[Material]

------

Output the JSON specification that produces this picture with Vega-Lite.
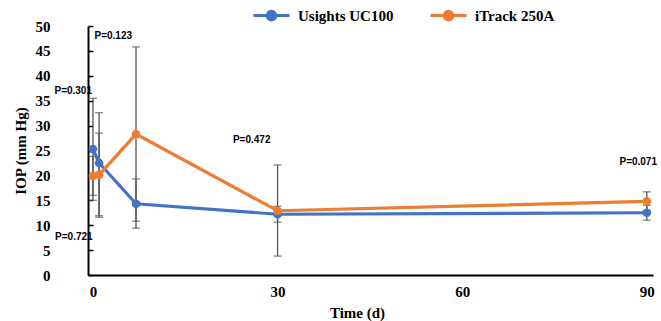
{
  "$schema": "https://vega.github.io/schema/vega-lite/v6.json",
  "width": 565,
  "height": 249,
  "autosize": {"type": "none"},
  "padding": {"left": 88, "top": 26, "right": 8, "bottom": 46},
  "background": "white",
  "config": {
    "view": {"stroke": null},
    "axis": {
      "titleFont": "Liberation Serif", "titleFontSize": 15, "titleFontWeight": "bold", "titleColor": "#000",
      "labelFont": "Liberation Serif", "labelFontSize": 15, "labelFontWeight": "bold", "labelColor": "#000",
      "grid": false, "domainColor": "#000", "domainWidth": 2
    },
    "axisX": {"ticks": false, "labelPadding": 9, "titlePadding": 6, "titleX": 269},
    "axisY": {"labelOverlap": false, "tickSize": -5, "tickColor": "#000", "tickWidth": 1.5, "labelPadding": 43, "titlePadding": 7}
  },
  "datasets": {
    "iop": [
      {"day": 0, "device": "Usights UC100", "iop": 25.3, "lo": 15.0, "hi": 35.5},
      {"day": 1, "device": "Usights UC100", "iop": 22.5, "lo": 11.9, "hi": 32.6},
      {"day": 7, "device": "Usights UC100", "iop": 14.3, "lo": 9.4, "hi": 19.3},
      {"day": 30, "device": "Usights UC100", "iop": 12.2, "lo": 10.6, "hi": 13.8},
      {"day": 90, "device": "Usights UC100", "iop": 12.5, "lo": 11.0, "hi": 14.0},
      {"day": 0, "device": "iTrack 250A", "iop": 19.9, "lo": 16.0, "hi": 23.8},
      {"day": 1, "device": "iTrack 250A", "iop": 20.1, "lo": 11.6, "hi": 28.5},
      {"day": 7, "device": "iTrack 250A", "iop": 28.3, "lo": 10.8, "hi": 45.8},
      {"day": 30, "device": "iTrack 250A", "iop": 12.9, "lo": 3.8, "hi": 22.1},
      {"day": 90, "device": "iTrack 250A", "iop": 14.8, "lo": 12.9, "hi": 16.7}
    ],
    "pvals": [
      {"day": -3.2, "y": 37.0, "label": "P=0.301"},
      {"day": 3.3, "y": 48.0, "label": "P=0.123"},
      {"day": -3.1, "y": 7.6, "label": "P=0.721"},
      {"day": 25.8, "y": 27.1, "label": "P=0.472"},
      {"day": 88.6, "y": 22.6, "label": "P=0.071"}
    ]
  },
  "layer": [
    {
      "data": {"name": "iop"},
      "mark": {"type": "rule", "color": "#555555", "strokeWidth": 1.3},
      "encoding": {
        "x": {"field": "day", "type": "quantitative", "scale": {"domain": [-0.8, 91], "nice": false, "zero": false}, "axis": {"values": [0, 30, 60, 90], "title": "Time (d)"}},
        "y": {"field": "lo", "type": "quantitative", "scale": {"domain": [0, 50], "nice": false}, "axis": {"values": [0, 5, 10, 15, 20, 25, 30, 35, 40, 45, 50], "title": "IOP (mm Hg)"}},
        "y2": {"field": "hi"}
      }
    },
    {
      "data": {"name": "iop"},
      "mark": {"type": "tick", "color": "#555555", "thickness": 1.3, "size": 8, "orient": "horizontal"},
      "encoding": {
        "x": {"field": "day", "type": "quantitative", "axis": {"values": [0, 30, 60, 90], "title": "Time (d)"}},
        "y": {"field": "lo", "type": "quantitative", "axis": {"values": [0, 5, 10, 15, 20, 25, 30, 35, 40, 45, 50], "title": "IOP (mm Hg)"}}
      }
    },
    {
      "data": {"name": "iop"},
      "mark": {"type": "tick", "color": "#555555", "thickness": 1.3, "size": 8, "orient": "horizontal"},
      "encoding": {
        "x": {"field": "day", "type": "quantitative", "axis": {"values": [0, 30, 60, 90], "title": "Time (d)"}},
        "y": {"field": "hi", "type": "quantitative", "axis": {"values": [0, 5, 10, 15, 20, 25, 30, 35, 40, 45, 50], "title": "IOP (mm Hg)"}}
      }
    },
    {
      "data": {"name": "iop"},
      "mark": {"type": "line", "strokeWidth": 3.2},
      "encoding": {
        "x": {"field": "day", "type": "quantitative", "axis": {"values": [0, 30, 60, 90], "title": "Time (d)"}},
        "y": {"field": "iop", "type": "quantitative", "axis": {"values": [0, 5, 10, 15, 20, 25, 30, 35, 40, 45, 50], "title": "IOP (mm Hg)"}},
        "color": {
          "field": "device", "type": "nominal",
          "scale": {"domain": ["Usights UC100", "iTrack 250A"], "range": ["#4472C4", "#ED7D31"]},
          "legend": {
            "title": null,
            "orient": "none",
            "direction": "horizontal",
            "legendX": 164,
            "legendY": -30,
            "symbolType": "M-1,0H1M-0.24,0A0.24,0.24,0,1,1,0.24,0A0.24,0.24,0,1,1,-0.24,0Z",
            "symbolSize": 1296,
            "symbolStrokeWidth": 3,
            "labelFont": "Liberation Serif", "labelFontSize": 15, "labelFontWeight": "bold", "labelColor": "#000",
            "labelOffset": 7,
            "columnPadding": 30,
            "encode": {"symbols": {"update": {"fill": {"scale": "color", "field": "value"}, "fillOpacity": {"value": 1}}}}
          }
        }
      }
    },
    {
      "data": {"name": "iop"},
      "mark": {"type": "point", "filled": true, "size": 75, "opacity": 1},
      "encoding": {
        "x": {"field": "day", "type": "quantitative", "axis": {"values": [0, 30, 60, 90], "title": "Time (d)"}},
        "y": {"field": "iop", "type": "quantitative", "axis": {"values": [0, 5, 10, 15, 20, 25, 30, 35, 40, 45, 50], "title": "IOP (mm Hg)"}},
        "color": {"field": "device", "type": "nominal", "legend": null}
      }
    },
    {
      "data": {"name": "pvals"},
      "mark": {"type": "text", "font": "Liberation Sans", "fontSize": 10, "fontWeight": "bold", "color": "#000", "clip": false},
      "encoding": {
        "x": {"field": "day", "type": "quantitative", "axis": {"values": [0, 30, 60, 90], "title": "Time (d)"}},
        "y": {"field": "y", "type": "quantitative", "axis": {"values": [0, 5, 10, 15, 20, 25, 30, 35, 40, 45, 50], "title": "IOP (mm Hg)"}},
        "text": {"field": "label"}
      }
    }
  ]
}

------

[Brief] Make an exact copy of the listing above. Do not include the pictures.

[Result for this task]
Output the JSON specification that produces this picture with Vega-Lite.
{
  "$schema": "https://vega.github.io/schema/vega-lite/v6.json",
  "width": 565,
  "height": 249,
  "autosize": {"type": "none"},
  "padding": {"left": 88, "top": 26, "right": 8, "bottom": 46},
  "background": "white",
  "config": {
    "view": {"stroke": null},
    "axis": {
      "titleFont": "Liberation Serif", "titleFontSize": 15, "titleFontWeight": "bold", "titleColor": "#000",
      "labelFont": "Liberation Serif", "labelFontSize": 15, "labelFontWeight": "bold", "labelColor": "#000",
      "grid": false, "domainColor": "#000", "domainWidth": 2
    },
    "axisX": {"ticks": false, "labelPadding": 9, "titlePadding": 6, "titleX": 269},
    "axisY": {"labelOverlap": false, "tickSize": -5, "tickColor": "#000", "tickWidth": 1.5, "labelPadding": 43, "titlePadding": 7}
  },
  "datasets": {
    "iop": [
      {"day": 0, "device": "Usights UC100", "iop": 25.3, "lo": 15.0, "hi": 35.5},
      {"day": 1, "device": "Usights UC100", "iop": 22.5, "lo": 11.9, "hi": 32.6},
      {"day": 7, "device": "Usights UC100", "iop": 14.3, "lo": 9.4, "hi": 19.3},
      {"day": 30, "device": "Usights UC100", "iop": 12.2, "lo": 10.6, "hi": 13.8},
      {"day": 90, "device": "Usights UC100", "iop": 12.5, "lo": 11.0, "hi": 14.0},
      {"day": 0, "device": "iTrack 250A", "iop": 19.9, "lo": 16.0, "hi": 23.8},
      {"day": 1, "device": "iTrack 250A", "iop": 20.1, "lo": 11.6, "hi": 28.5},
      {"day": 7, "device": "iTrack 250A", "iop": 28.3, "lo": 10.8, "hi": 45.8},
      {"day": 30, "device": "iTrack 250A", "iop": 12.9, "lo": 3.8, "hi": 22.1},
      {"day": 90, "device": "iTrack 250A", "iop": 14.8, "lo": 12.9, "hi": 16.7}
    ],
    "pvals": [
      {"day": -3.2, "y": 37.0, "label": "P=0.301"},
      {"day": 3.3, "y": 48.0, "label": "P=0.123"},
      {"day": -3.1, "y": 7.6, "label": "P=0.721"},
      {"day": 25.8, "y": 27.1, "label": "P=0.472"},
      {"day": 88.6, "y": 22.6, "label": "P=0.071"}
    ]
  },
  "layer": [
    {
      "data": {"name": "iop"},
      "mark": {"type": "rule", "color": "#555555", "strokeWidth": 1.3},
      "encoding": {
        "x": {"field": "day", "type": "quantitative", "scale": {"domain": [-0.8, 91], "nice": false, "zero": false}, "axis": {"values": [0, 30, 60, 90], "title": "Time (d)"}},
        "y": {"field": "lo", "type": "quantitative", "scale": {"domain": [0, 50], "nice": false}, "axis": {"values": [0, 5, 10, 15, 20, 25, 30, 35, 40, 45, 50], "title": "IOP (mm Hg)"}},
        "y2": {"field": "hi"}
      }
    },
    {
      "data": {"name": "iop"},
      "mark": {"type": "tick", "color": "#555555", "thickness": 1.3, "size": 8, "orient": "horizontal"},
      "encoding": {
        "x": {"field": "day", "type": "quantitative", "axis": {"values": [0, 30, 60, 90], "title": "Time (d)"}},
        "y": {"field": "lo", "type": "quantitative", "axis": {"values": [0, 5, 10, 15, 20, 25, 30, 35, 40, 45, 50], "title": "IOP (mm Hg)"}}
      }
    },
    {
      "data": {"name": "iop"},
      "mark": {"type": "tick", "color": "#555555", "thickness": 1.3, "size": 8, "orient": "horizontal"},
      "encoding": {
        "x": {"field": "day", "type": "quantitative", "axis": {"values": [0, 30, 60, 90], "title": "Time (d)"}},
        "y": {"field": "hi", "type": "quantitative", "axis": {"values": [0, 5, 10, 15, 20, 25, 30, 35, 40, 45, 50], "title": "IOP (mm Hg)"}}
      }
    },
    {
      "data": {"name": "iop"},
      "mark": {"type": "line", "strokeWidth": 3.2},
      "encoding": {
        "x": {"field": "day", "type": "quantitative", "axis": {"values": [0, 30, 60, 90], "title": "Time (d)"}},
        "y": {"field": "iop", "type": "quantitative", "axis": {"values": [0, 5, 10, 15, 20, 25, 30, 35, 40, 45, 50], "title": "IOP (mm Hg)"}},
        "color": {
          "field": "device", "type": "nominal",
          "scale": {"domain": ["Usights UC100", "iTrack 250A"], "range": ["#4472C4", "#ED7D31"]},
          "legend": {
            "title": null,
            "orient": "none",
            "direction": "horizontal",
            "legendX": 164,
            "legendY": -30,
            "symbolType": "M-1,0H1M-0.24,0A0.24,0.24,0,1,1,0.24,0A0.24,0.24,0,1,1,-0.24,0Z",
            "symbolSize": 1296,
            "symbolStrokeWidth": 3,
            "labelFont": "Liberation Serif", "labelFontSize": 15, "labelFontWeight": "bold", "labelColor": "#000",
            "labelOffset": 7,
            "columnPadding": 30,
            "encode": {"symbols": {"update": {"fill": {"scale": "color", "field": "value"}, "fillOpacity": {"value": 1}}}}
          }
        }
      }
    },
    {
      "data": {"name": "iop"},
      "mark": {"type": "point", "filled": true, "size": 75, "opacity": 1},
      "encoding": {
        "x": {"field": "day", "type": "quantitative", "axis": {"values": [0, 30, 60, 90], "title": "Time (d)"}},
        "y": {"field": "iop", "type": "quantitative", "axis": {"values": [0, 5, 10, 15, 20, 25, 30, 35, 40, 45, 50], "title": "IOP (mm Hg)"}},
        "color": {"field": "device", "type": "nominal", "legend": null}
      }
    },
    {
      "data": {"name": "pvals"},
      "mark": {"type": "text", "font": "Liberation Sans", "fontSize": 10, "fontWeight": "bold", "color": "#000", "clip": false},
      "encoding": {
        "x": {"field": "day", "type": "quantitative", "axis": {"values": [0, 30, 60, 90], "title": "Time (d)"}},
        "y": {"field": "y", "type": "quantitative", "axis": {"values": [0, 5, 10, 15, 20, 25, 30, 35, 40, 45, 50], "title": "IOP (mm Hg)"}},
        "text": {"field": "label"}
      }
    }
  ]
}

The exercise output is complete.